Reporter: Raymond Reynaldi | Editor: Test Test
JAKARTA. Setelah sedikit melorot akibat krisis global tahun lalu, Gabungan Pengusaha Makanan dan Minuman (Gapmmi) memandang kerjasama dengan Uni Eropa menjadi sangat penting untuk mendongkrak nilai ekspor makanan dan minuman (mamin) ke benua Eropa.
Ketua Umum Gapmmi Thomas Darmawan mengatakan, produsen mamin olahan yang ingin penetrasi ke pasar Eropa mesti mampu meningkatkan kualitas produknya sesuai standar yang berlaku disana. “Kalau tidak yah mereka tidak bisa masuk ke pasar Eropa,” terang Thomas, usai seminar Food Safety Uni Eropa, Selasa (2/3).
Ketentuan yang seringkali menjadi hambatan bagi produk mamin olahan dalam negeri masuk Eropa adalah ketentuan EU Feed & Food Safety Legislation. Ketentuan ini mewajibkan, produsen semua produk mamin olahan yang menggunakan bahan baku hewani melengkapi label khusus di tiap kemasannya.
“Misalkan biskuit kan ada telurnya. Di label biskuitnya harus ada label yang menyatakan cara memelihara ayam di peternakan telah mengikuti standar eropa. Memang tujuannya baik, tapi ini jadi masalah buat kita,” ujarnya.
Contoh berikutnya adalah persepsi mengenai pewarna yang digunakan pada produk mie instan. Di beberapa negara anggota UE, kata Thomas, menolak mie dari Indonesia yang memiliki warna. “Karena mereka menyamakan ketentuan pewarna mie dengan pasta. Padahal mie berwarna asalkan mengikuti standar kesehatan UE tetap bisa masuk. Kalau pasta memang tidak boleh berwarna,” terangnya.
Contoh lain, ungkap Thomas, pemeriksaan kandungan pestisida pada buah-buahan asal Indonesia. Menurutnya, produk buah dalam negeri memiliki karakter berbeda dari buah-buahan lain, yakni berkulit keras. “Mestinya cara pemeriksaannya dibedakan dengan buah yang bisa dimakan langsung, misalkan apel. Buah kita pasti mengandung pestisida, karena saat musim tanam kalau tidak disemprot pasti dimakan serangga,” ujarnya.
Gapmmi pun telah menyampaikan permasalahan tersebut kepada pemerintah supaya bisa didiskusikan dengan pihak Uni Eropa. “Saya sudah kasih masukan ke Badan Standarisasi Nasional (BSN).

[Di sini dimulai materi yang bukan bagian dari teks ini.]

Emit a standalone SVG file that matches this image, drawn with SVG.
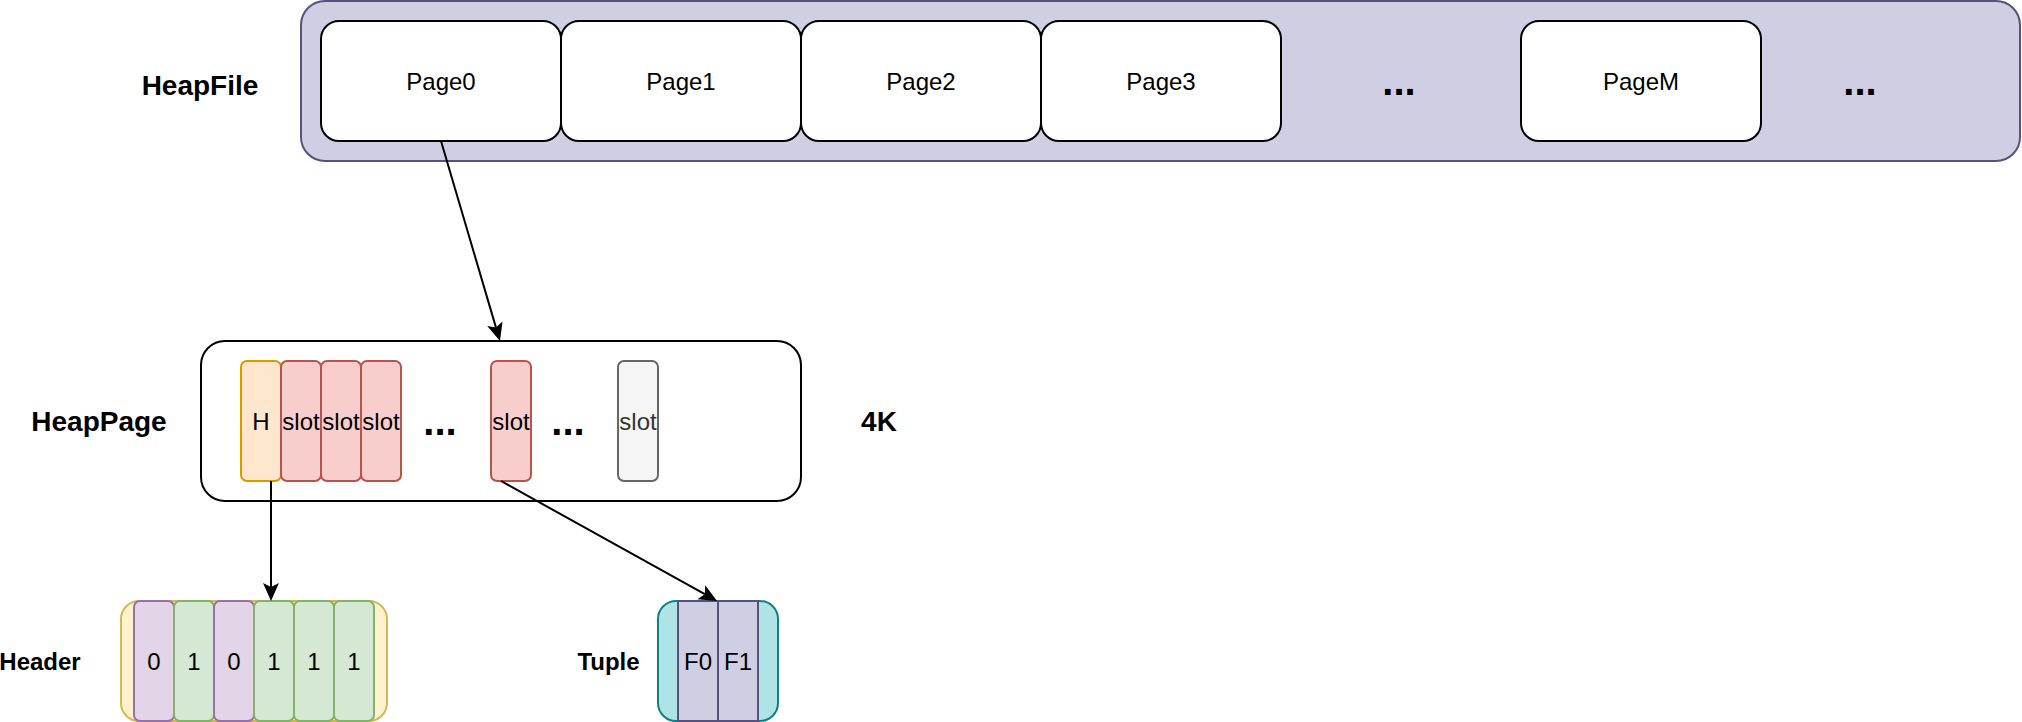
<svg xmlns="http://www.w3.org/2000/svg" width="2022" height="722" viewBox="0 0 2022 722">
<defs>
<style>
text{font-family:"Liberation Sans",Arial,sans-serif;text-anchor:middle;fill:#000}
.lbl{font-size:28px;font-weight:bold}
.sm{font-size:24px;font-weight:bold}
.t{font-size:24px}
.dots{font-size:40px;font-weight:bold}
.page{fill:#fff;stroke:#000;stroke-width:2}
.slot{fill:#f8cecc;stroke:#b85450;stroke-width:2}
.c0{fill:#e1d5e7;stroke:#9673a6;stroke-width:2}
.c1{fill:#d5e8d4;stroke:#82b366;stroke-width:2}
.f{fill:#d0cee2;stroke:#56517e;stroke-width:2}
.conn{stroke:#000;stroke-width:2;fill:none}
</style>
<marker id="arr" markerUnits="userSpaceOnUse" markerWidth="20" markerHeight="18" viewBox="0 0 20 18" refX="4" refY="8" orient="auto">
<path d="M0,0 L18,8 L0,16 L4,8 Z" fill="#000"/>
</marker>
</defs>
<g id="heapfile">
<rect x="301" y="1" width="1719" height="160" rx="24" fill="#d0cee2" stroke="#56517e" stroke-width="2"/>
<text class="lbl" x="200" y="94.5">HeapFile</text>
</g>
<g id="page0"><rect class="page" x="321" y="21" width="240" height="120" rx="18"/><text class="t" x="441" y="90">Page0</text></g>
<g id="page1"><rect class="page" x="561" y="21" width="240" height="120" rx="18"/><text class="t" x="681" y="90">Page1</text></g>
<g id="page2"><rect class="page" x="801" y="21" width="240" height="120" rx="18"/><text class="t" x="921" y="90">Page2</text></g>
<g id="page3"><rect class="page" x="1041" y="21" width="240" height="120" rx="18"/><text class="t" x="1161" y="90">Page3</text></g>
<g id="dots1"><text class="dots" x="1399" y="95">...</text></g>
<g id="pagem"><rect class="page" x="1521" y="21" width="240" height="120" rx="18"/><text class="t" x="1641" y="90">PageM</text></g>
<g id="dots2"><text class="dots" x="1860" y="95">...</text></g>

<g id="heappage">
<rect x="201" y="341" width="600" height="160" rx="24" fill="#fff" stroke="#000" stroke-width="2"/>
<text class="lbl" x="99" y="431">HeapPage</text>
<text class="lbl" x="879" y="431">4K</text>
</g>
<g id="h"><rect x="241" y="361" width="40" height="120" rx="6" fill="#ffe6cc" stroke="#d79b00" stroke-width="2"/><text class="t" x="261" y="430">H</text></g>
<g id="slot1"><rect class="slot" x="281" y="361" width="40" height="120" rx="6"/><text class="t" x="301" y="430">slot</text></g>
<g id="slot2"><rect class="slot" x="321" y="361" width="40" height="120" rx="6"/><text class="t" x="341" y="430">slot</text></g>
<g id="slot3"><rect class="slot" x="361" y="361" width="40" height="120" rx="6"/><text class="t" x="381" y="430">slot</text></g>
<g id="dots3"><text class="dots" x="440" y="435">...</text></g>
<g id="slotn"><rect class="slot" x="491" y="361" width="40" height="120" rx="6"/><text class="t" x="511" y="430">slot</text></g>
<g id="dots4"><text class="dots" x="568" y="435">...</text></g>
<g id="slotfree"><rect x="618" y="361" width="40" height="120" rx="6" fill="#f5f5f5" stroke="#666666" stroke-width="2"/><text class="t" x="638" y="430" style="fill:#333333">slot</text></g>

<g id="header">
<text class="sm" x="40" y="669.5">Header</text>
<rect x="121" y="601" width="266" height="120" rx="18" fill="#fff2cc" stroke="#d6b656" stroke-width="2"/>
<rect class="c0" x="134" y="601" width="40" height="120" rx="6"/><text class="t" x="154" y="670">0</text>
<rect class="c1" x="174" y="601" width="40" height="120" rx="6"/><text class="t" x="194" y="670">1</text>
<rect class="c0" x="214" y="601" width="40" height="120" rx="6"/><text class="t" x="234" y="670">0</text>
<rect class="c1" x="254" y="601" width="40" height="120" rx="6"/><text class="t" x="274" y="670">1</text>
<rect class="c1" x="294" y="601" width="40" height="120" rx="6"/><text class="t" x="314" y="670">1</text>
<rect class="c1" x="334" y="601" width="40" height="120" rx="6"/><text class="t" x="354" y="670">1</text>
</g>
<g id="tuple">
<text class="sm" x="608.5" y="669.5">Tuple</text>
<rect x="658" y="601" width="120" height="120" rx="18" fill="#b0e3e6" stroke="#0e8088" stroke-width="2"/>
<rect class="f" x="678" y="601" width="40" height="120" rx="0"/><text class="t" x="698" y="670">F0</text>
<rect class="f" x="718" y="601" width="40" height="120" rx="0"/><text class="t" x="738" y="670">F1</text>
</g>

<g id="connectors">
<line class="conn" x1="441" y1="141" x2="496" y2="327.6" marker-end="url(#arr)"/>
<line class="conn" x1="271" y1="481" x2="271" y2="587" marker-end="url(#arr)"/>
<line class="conn" x1="501" y1="481" x2="704.8" y2="594.2" marker-end="url(#arr)"/>
</g>
</svg>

Nanti juga akan bertemu dengan pihak Kementrian Perdagangan,” jelasnya.
Berdasarkan catatan Gapmmi, Uni Eropa merupakan pasar ekspor mamin terbesar ketiga dibawah Amerika Serikat dan Jepang. Nilai ekspor mamin Indonesia ke Eropa tahun lalu tercatat dikisaran US$ 400 juta. “Tahun ini saya proyeksikan nilai ekspornya bisa tumbuh sekitar 10%-15%,” tutur Thomas.
Thomas menilai, Uni Eropa pasti akan membantu Indonesia mencari solusi hambatan perdagangan tersebut. Sebab, anggota Uni Eropa memiliki keterbatasan produk maupun bahan baku untuk diolah jadi mamin.